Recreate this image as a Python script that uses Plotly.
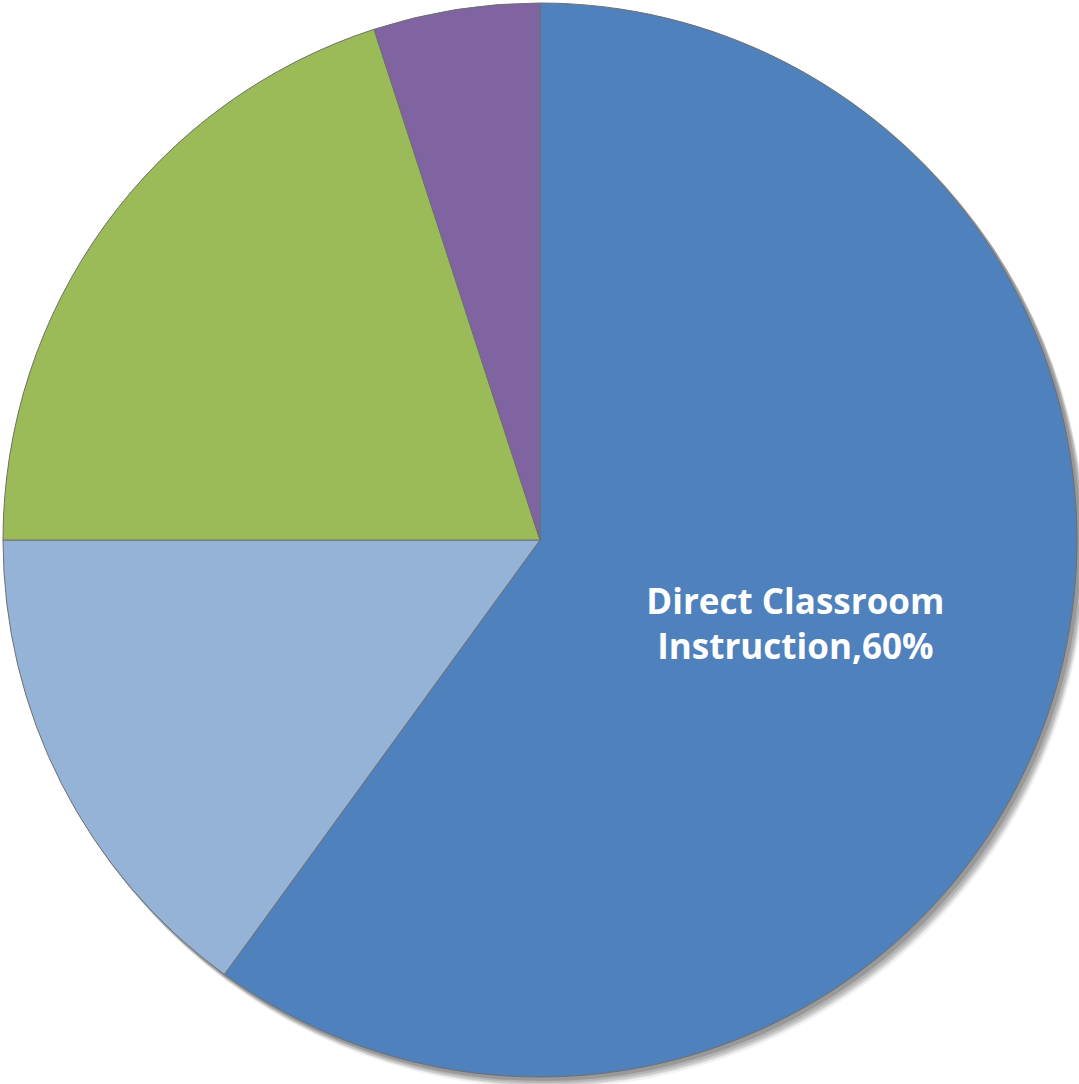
import plotly.graph_objects as go

labels = ["Direct Classroom Instruction", "Instructional Support", "Planning & Preparation", "Other Duties"]
values = [60, 15, 20, 5]
colors = ["#4F81BD", "#95B3D7", "#9BBB59", "#8064A2"]
shown_text = ["Direct Classroom<br>Instruction,60%", "", "", ""]

W, H = 1079, 1084
cx, cy, r = 540, 540, 537

fig = go.Figure(go.Pie(
    labels=labels,
    values=values,
    sort=False,
    direction="clockwise",
    rotation=0,
    marker=dict(colors=colors, line=dict(color="#6f6f6f", width=1)),
    text=shown_text,
    textinfo="text",
    textposition="inside",
    insidetextorientation="horizontal",
    textfont=dict(family="Open Sans", size=35, color="white", weight="bold"),
    showlegend=False,
    hoverinfo="label+percent",
    domain=dict(x=[(cx - r) / W, (cx + r) / W], y=[1 - (cy + r) / H, 1 - (cy - r) / H]),
))

shapes = []
for dx, dy, a in [(8, 10, 0.05), (7, 8, 0.07), (6, 7, 0.09), (5, 5, 0.11), (3, 3, 0.15)]:
    x = cx + dx
    y = cy + dy
    rr = r + 1
    shapes.append(dict(type="circle", xref="paper", yref="paper", layer="below",
                       x0=(x - rr) / W, x1=(x + rr) / W,
                       y0=1 - (y + rr) / H, y1=1 - (y - rr) / H,
                       fillcolor=f"rgba(0,0,0,{a})", line=dict(width=0)))

fig.update_layout(
    width=W, height=H,
    margin=dict(l=0, r=0, t=0, b=0),
    paper_bgcolor="white",
    plot_bgcolor="white",
    shapes=shapes,
)

fig.write_html("out.html")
═══
Problem statement —
Give all the lines above again, character for character, without pictures.

Solution below —
Recreate this image as a Python script that uses Plotly.
import plotly.graph_objects as go

labels = ["Direct Classroom Instruction", "Instructional Support", "Planning & Preparation", "Other Duties"]
values = [60, 15, 20, 5]
colors = ["#4F81BD", "#95B3D7", "#9BBB59", "#8064A2"]
shown_text = ["Direct Classroom<br>Instruction,60%", "", "", ""]

W, H = 1079, 1084
cx, cy, r = 540, 540, 537

fig = go.Figure(go.Pie(
    labels=labels,
    values=values,
    sort=False,
    direction="clockwise",
    rotation=0,
    marker=dict(colors=colors, line=dict(color="#6f6f6f", width=1)),
    text=shown_text,
    textinfo="text",
    textposition="inside",
    insidetextorientation="horizontal",
    textfont=dict(family="Open Sans", size=35, color="white", weight="bold"),
    showlegend=False,
    hoverinfo="label+percent",
    domain=dict(x=[(cx - r) / W, (cx + r) / W], y=[1 - (cy + r) / H, 1 - (cy - r) / H]),
))

shapes = []
for dx, dy, a in [(8, 10, 0.05), (7, 8, 0.07), (6, 7, 0.09), (5, 5, 0.11), (3, 3, 0.15)]:
    x = cx + dx
    y = cy + dy
    rr = r + 1
    shapes.append(dict(type="circle", xref="paper", yref="paper", layer="below",
                       x0=(x - rr) / W, x1=(x + rr) / W,
                       y0=1 - (y + rr) / H, y1=1 - (y - rr) / H,
                       fillcolor=f"rgba(0,0,0,{a})", line=dict(width=0)))

fig.update_layout(
    width=W, height=H,
    margin=dict(l=0, r=0, t=0, b=0),
    paper_bgcolor="white",
    plot_bgcolor="white",
    shapes=shapes,
)

fig.write_html("out.html")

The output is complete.